• **TASK**:
Leave out the pictures and retype only the lines from the opening line to the line that holds "bottoms = np.where(np.array(vlastni)", both ends included.

• **STORED DATA**:
+++
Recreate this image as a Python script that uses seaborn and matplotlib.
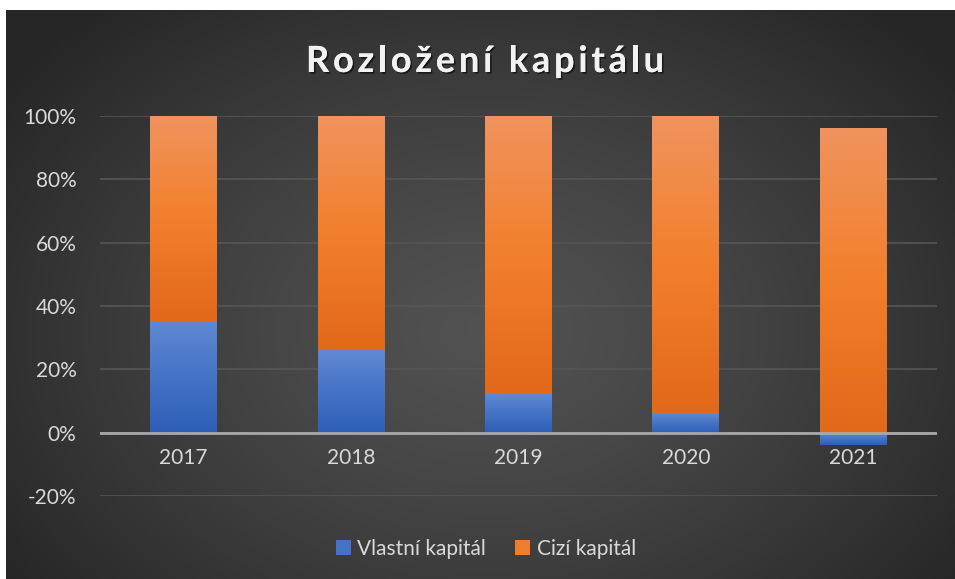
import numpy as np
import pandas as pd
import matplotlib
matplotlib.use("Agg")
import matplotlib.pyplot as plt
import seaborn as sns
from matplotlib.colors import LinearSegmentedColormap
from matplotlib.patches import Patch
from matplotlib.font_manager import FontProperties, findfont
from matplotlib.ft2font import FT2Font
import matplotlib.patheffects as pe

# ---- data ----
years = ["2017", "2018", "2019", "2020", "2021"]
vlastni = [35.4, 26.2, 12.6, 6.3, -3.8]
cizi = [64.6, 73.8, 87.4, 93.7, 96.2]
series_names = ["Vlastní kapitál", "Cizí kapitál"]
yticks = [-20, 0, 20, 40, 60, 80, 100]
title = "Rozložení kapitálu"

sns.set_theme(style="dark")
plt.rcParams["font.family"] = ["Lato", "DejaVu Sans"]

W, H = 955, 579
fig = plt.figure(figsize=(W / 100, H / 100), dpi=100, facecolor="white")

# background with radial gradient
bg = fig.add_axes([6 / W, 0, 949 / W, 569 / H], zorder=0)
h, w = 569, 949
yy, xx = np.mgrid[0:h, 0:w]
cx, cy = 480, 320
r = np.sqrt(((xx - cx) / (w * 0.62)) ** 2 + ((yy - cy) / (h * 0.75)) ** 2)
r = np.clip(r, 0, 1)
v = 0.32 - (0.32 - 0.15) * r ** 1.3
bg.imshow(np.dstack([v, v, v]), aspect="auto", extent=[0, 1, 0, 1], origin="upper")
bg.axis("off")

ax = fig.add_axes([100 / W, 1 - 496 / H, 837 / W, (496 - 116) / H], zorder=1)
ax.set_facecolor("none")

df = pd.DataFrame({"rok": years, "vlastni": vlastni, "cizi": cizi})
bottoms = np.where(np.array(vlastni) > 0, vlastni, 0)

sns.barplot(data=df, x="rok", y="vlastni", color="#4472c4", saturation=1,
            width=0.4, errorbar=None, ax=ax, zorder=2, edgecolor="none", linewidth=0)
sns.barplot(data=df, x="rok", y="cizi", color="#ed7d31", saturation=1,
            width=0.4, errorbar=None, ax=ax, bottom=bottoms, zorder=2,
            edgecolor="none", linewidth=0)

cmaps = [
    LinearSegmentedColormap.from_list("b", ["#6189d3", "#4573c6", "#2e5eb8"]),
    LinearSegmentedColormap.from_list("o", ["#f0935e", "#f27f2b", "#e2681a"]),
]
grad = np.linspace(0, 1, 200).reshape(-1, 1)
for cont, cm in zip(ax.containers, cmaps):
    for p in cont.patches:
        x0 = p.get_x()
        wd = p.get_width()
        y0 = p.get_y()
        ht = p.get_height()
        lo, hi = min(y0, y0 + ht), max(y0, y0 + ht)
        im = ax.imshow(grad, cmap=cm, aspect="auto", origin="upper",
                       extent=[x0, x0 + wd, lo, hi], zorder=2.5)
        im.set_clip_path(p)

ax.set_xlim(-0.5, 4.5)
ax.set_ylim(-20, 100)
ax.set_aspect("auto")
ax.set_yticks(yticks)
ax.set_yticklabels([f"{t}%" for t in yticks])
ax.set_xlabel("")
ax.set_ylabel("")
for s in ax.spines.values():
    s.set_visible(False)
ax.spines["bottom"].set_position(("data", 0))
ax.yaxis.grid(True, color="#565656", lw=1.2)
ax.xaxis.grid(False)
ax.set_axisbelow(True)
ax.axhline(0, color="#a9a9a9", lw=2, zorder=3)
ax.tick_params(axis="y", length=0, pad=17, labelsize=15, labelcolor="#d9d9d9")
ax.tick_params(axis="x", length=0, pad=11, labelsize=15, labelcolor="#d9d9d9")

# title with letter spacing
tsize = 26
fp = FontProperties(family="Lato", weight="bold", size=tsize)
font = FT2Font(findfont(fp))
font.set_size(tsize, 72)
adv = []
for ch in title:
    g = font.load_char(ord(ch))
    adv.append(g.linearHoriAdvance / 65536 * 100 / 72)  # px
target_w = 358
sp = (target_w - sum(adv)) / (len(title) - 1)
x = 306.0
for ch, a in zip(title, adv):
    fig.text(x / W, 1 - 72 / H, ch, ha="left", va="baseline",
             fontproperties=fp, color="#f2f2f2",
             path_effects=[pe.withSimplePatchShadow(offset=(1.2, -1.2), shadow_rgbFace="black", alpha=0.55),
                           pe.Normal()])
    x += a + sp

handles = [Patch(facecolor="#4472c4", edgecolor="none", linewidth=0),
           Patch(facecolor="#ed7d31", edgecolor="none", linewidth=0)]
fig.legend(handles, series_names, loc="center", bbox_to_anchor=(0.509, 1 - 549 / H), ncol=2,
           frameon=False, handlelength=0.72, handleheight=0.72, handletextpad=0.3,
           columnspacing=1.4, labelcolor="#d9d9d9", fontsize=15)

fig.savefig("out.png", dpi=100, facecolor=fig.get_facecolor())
+++
• **SOLUTION**:
Recreate this image as a Python script that uses seaborn and matplotlib.
import numpy as np
import pandas as pd
import matplotlib
matplotlib.use("Agg")
import matplotlib.pyplot as plt
import seaborn as sns
from matplotlib.colors import LinearSegmentedColormap
from matplotlib.patches import Patch
from matplotlib.font_manager import FontProperties, findfont
from matplotlib.ft2font import FT2Font
import matplotlib.patheffects as pe

# ---- data ----
years = ["2017", "2018", "2019", "2020", "2021"]
vlastni = [35.4, 26.2, 12.6, 6.3, -3.8]
cizi = [64.6, 73.8, 87.4, 93.7, 96.2]
series_names = ["Vlastní kapitál", "Cizí kapitál"]
yticks = [-20, 0, 20, 40, 60, 80, 100]
title = "Rozložení kapitálu"

sns.set_theme(style="dark")
plt.rcParams["font.family"] = ["Lato", "DejaVu Sans"]

W, H = 955, 579
fig = plt.figure(figsize=(W / 100, H / 100), dpi=100, facecolor="white")

# background with radial gradient
bg = fig.add_axes([6 / W, 0, 949 / W, 569 / H], zorder=0)
h, w = 569, 949
yy, xx = np.mgrid[0:h, 0:w]
cx, cy = 480, 320
r = np.sqrt(((xx - cx) / (w * 0.62)) ** 2 + ((yy - cy) / (h * 0.75)) ** 2)
r = np.clip(r, 0, 1)
v = 0.32 - (0.32 - 0.15) * r ** 1.3
bg.imshow(np.dstack([v, v, v]), aspect="auto", extent=[0, 1, 0, 1], origin="upper")
bg.axis("off")

ax = fig.add_axes([100 / W, 1 - 496 / H, 837 / W, (496 - 116) / H], zorder=1)
ax.set_facecolor("none")

df = pd.DataFrame({"rok": years, "vlastni": vlastni, "cizi": cizi})
bottoms = np.where(np.array(vlastni) > 0, vlastni, 0)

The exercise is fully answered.